* SUPPLIED MATERIAL
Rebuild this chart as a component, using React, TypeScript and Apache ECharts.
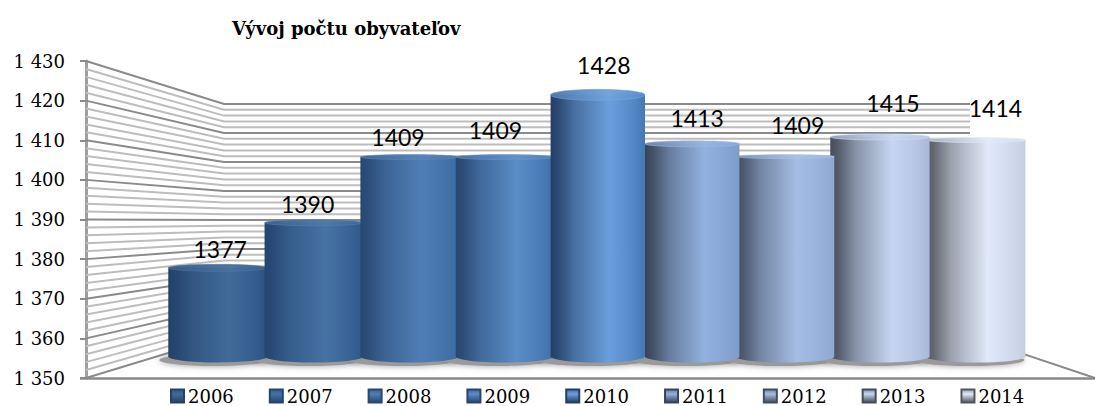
import React, { useEffect, useRef } from "react";
import * as echarts from "echarts";

const titleText = "Vývoj počtu obyvateľov";
const years = ["2006", "2007", "2008", "2009", "2010", "2011", "2012", "2013", "2014"];
const population = [1377, 1390, 1409, 1409, 1428, 1413, 1409, 1415, 1414];
const gridValues = [
  1350, 1352, 1354, 1356, 1358, 1360, 1362, 1364, 1366, 1368, 1370, 1372, 1374, 1376, 1378, 1380, 1382,
  1384, 1386, 1388, 1390, 1392, 1394, 1396, 1398, 1400, 1402, 1404, 1406, 1408, 1410, 1412, 1414, 1416,
  1418, 1420, 1422, 1424, 1426, 1428, 1430,
];

// styling of each cylinder
const palette = [
  ["#23426a", "#426b9a", "#2b5282"],
  ["#254570", "#4672a4", "#2e588c"],
  ["#284872", "#4f7eb6", "#3a6aa0"],
  ["#284670", "#5a8cc6", "#3d70ab"],
  ["#243f66", "#6a9edc", "#4478b5"],
  ["#384458", "#92b1df", "#7c9ccc"],
  ["#414c5e", "#a5bde5", "#8ea8d2"],
  ["#464c5a", "#c6d6f2", "#a8b8d8"],
  ["#53565d", "#e0e9fa", "#c6cfe2"],
];
const topDepth = [3.5, 3, 2.5, 2.5, 5.5, 3, 2, 3, 2.5];
const labelDX = [0, -7, -11, -8, 6, 5, 11, 12, 20];
const labelDY = [-15, -16, -17.6, -24.6, -24.5, -23, -29.6, -31, -29.5];

const FRONT_X = 86, BACK_L = 224, BACK_R = 970, END_X = 1095;
const FRONT_Y0 = 378, AXIS_H = 317;
const BACK_Y0 = 336, BACK_H = 232;
const MID_Y0 = 357, MID_H = 274.5;
const VANISH_X = 645;

const backY = (y: number) => BACK_Y0 - ((FRONT_Y0 - y) * BACK_H) / AXIS_H;
const midY = (y: number) => MID_Y0 - ((FRONT_Y0 - y) * MID_H) / AXIS_H;
const spread = (x: number) => {
  const d = x - VANISH_X;
  return VANISH_X + d * (1 + 0.0000265 * (Math.abs(d) - 94.4));
};
const hex = (c: string) => [1, 3, 5].map((p) => parseInt(c.slice(p, p + 2), 16));
const mix = (a: string, b: string, t: number) => {
  const A = hex(a), B = hex(b);
  return `rgb(${A.map((v, k) => Math.round(v + (B[k] - v) * t)).join(",")})`;
};
const sideFill = (p: string[]) => ({
  type: "linear", x: 0, y: 0, x2: 1, y2: 0,
  colorStops: [
    { offset: 0, color: p[0] },
    { offset: 0.08, color: mix(p[0], p[1], 0.12) },
    { offset: 0.25, color: mix(p[0], p[1], 0.5) },
    { offset: 0.62, color: p[1] },
    { offset: 0.88, color: mix(p[1], p[2], 0.6) },
    { offset: 1, color: p[2] },
  ],
});
const capFill = (p: string[]) => ({
  type: "linear", x: 0, y: 0, x2: 1, y2: 0,
  colorStops: [
    { offset: 0, color: mix(p[0], p[1], 0.6) },
    { offset: 0.62, color: mix(p[1], "#ffffff", 0.04) },
    { offset: 1, color: mix(p[2], p[1], 0.5) },
  ],
});
const iconFill = (p: string[]) => ({
  type: "linear", x: 0, y: 0, x2: 0, y2: 1,
  colorStops: [
    { offset: 0, color: mix(p[0], p[1], 0.5) },
    { offset: 0.35, color: p[1] },
    { offset: 0.6, color: mix(p[0], p[1], 0.6) },
    { offset: 1, color: p[0] },
  ],
});

const barRender = (i: number) => (_: any, api: any) => {
  const value = api.value(1);
  const c = api.coord([i, value]);
  const band = api.size([1, 0])[0];
  let x0 = spread(c[0] - band / 2);
  let x1 = spread(c[0] + band / 2);
  if (i < 4) x1 += 3;
  if (i > 5) x0 -= 4;
  const topEdge = midY(c[1]);
  const ry = topDepth[i];
  const cy = topEdge + ry;
  const baseY = 356.5;
  const rx = (x1 - x0) / 2;
  const cx = (x0 + x1) / 2;
  return {
    type: "group",
    children: [
      {
        type: "ellipse",
        shape: { cx, cy: baseY, rx, ry: 6 },
        style: { fill: sideFill(palette[i]) },
      },
      {
        type: "rect",
        shape: { x: x0, y: cy, width: x1 - x0, height: baseY - cy },
        style: { fill: sideFill(palette[i]) },
      },
      {
        type: "ellipse",
        shape: { cx, cy, rx, ry },
        style: { fill: capFill(palette[i]), stroke: mix(palette[i][1], "#ffffff", 0.1), lineWidth: 0.6, opacity: 0.97 },
      },
      {
        type: "text",
        x: c[0] + labelDX[i],
        y: topEdge + labelDY[i],
        style: {
          text: String(value),
          fill: "#000000",
          font: "23px Lato",
          align: "center",
          verticalAlign: "middle",
        },
      },
    ],
  };
};

const wallRender = (_: any, api: any) => {
  const v = api.value(0);
  const y = api.coord([0, v])[1];
  const major = v % 10 === 0;
  const pts: number[][] = [[FRONT_X, y], [BACK_L, backY(y)], [BACK_R, backY(y)]];
  if (v === 1350) pts.push([END_X, FRONT_Y0]);
  const children: any[] = [
    {
      type: "polyline",
      shape: { points: pts },
      style: { fill: "none", stroke: major ? "#8a8a8a" : "#bdbdbd", lineWidth: 2 },
    },
  ];
  if (v === 1350) {
    children.push({
      type: "line",
      shape: { x1: 80, y1: FRONT_Y0 + 0.5, x2: END_X, y2: FRONT_Y0 + 0.5 },
      style: { stroke: "#8a8a8a", lineWidth: 2.5 },
    });
  }
  return { type: "group", children };
};

const shadowRender = (_: any, api: any) => {
  const i = api.value(0);
  const c = api.coord([i, population[i]]);
  return {
    type: "ellipse",
    shape: { cx: c[0] - 6, cy: 360, rx: 55, ry: 6 },
    style: { fill: "#9a9a9a", shadowBlur: 6, shadowColor: "rgba(110,110,110,0.7)" },
  };
};

export default function App() {
  const ref = useRef<HTMLDivElement>(null);
  useEffect(() => {
    document.body.style.margin = "0";
    const chart = echarts.init(ref.current!, null, { renderer: "svg" });
    chart.setOption({
      animation: false,
      backgroundColor: "#ffffff",
      title: {
        text: titleText,
        left: 232,
        top: 19,
        padding: 0,
        textStyle: { fontFamily: "DejaVu Serif", fontWeight: "bold", fontSize: 18, color: "#000000" },
      },
      legend: {
        data: years,
        left: 170,
        top: 387,
        padding: 0,
        itemWidth: 13,
        itemHeight: 13,
        itemGap: 35,
        icon: "rect",
        selectedMode: false,
        textStyle: { fontFamily: "DejaVu Serif", fontSize: 18, color: "#000000", padding: [0, 0, 0, -1] },
      },
      grid: { left: 173, top: 61, width: 849.6, height: AXIS_H },
      xAxis: { type: "category", data: years, show: false },
      yAxis: {
        type: "value",
        min: 1350,
        max: 1430,
        interval: 10,
        offset: 87,
        splitLine: { show: false },
        axisLine: { show: true, lineStyle: { color: "#a0a0a0", width: 3 } },
        axisTick: { show: true, length: 6, lineStyle: { color: "#8a8a8a", width: 2 } },
        axisLabel: {
          margin: 21,
          padding: [5, 0, 0, 0],
          fontFamily: "DejaVu Serif",
          fontSize: 18,
          color: "#000000",
          formatter: (v: number) => String(v).replace(/(\d)(\d{3})$/, "$1 $2"),
        },
      },
      series: [
        {
          type: "custom",
          name: "walls",
          z: 1,
          data: gridValues.map((v) => [v]),
          encode: { y: 0 },
          renderItem: wallRender,
          silent: true,
        },
        {
          type: "custom",
          name: "shadow",
          z: 2,
          data: years.map((_, i) => [i]),
          renderItem: shadowRender,
          silent: true,
        },
        ...years.map((y, i) => ({
          type: "custom",
          name: y,
          z: 10 - Math.abs(i - 4.5),
          data: [[i, population[i]]],
          encode: { x: 0, y: 1 },
          itemStyle: { color: iconFill(palette[i]), borderColor: palette[i][0], borderWidth: 1 },
          renderItem: barRender(i),
        })),
      ],
    });
    return () => chart.dispose();
  }, []);
  return <div ref={ref} style={{ width: 1097, height: 406 }} />;
}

* OBJECTIVE
Exactly as written, please give again the lines from the beginning of the listing through the line containing "-29.6, -31, -29.5];", inclusive, without any pictures.

* WRITTEN SOLUTION
Rebuild this chart as a component, using React, TypeScript and Apache ECharts.
import React, { useEffect, useRef } from "react";
import * as echarts from "echarts";

const titleText = "Vývoj počtu obyvateľov";
const years = ["2006", "2007", "2008", "2009", "2010", "2011", "2012", "2013", "2014"];
const population = [1377, 1390, 1409, 1409, 1428, 1413, 1409, 1415, 1414];
const gridValues = [
  1350, 1352, 1354, 1356, 1358, 1360, 1362, 1364, 1366, 1368, 1370, 1372, 1374, 1376, 1378, 1380, 1382,
  1384, 1386, 1388, 1390, 1392, 1394, 1396, 1398, 1400, 1402, 1404, 1406, 1408, 1410, 1412, 1414, 1416,
  1418, 1420, 1422, 1424, 1426, 1428, 1430,
];

// styling of each cylinder
const palette = [
  ["#23426a", "#426b9a", "#2b5282"],
  ["#254570", "#4672a4", "#2e588c"],
  ["#284872", "#4f7eb6", "#3a6aa0"],
  ["#284670", "#5a8cc6", "#3d70ab"],
  ["#243f66", "#6a9edc", "#4478b5"],
  ["#384458", "#92b1df", "#7c9ccc"],
  ["#414c5e", "#a5bde5", "#8ea8d2"],
  ["#464c5a", "#c6d6f2", "#a8b8d8"],
  ["#53565d", "#e0e9fa", "#c6cfe2"],
];
const topDepth = [3.5, 3, 2.5, 2.5, 5.5, 3, 2, 3, 2.5];
const labelDX = [0, -7, -11, -8, 6, 5, 11, 12, 20];
const labelDY = [-15, -16, -17.6, -24.6, -24.5, -23, -29.6, -31, -29.5];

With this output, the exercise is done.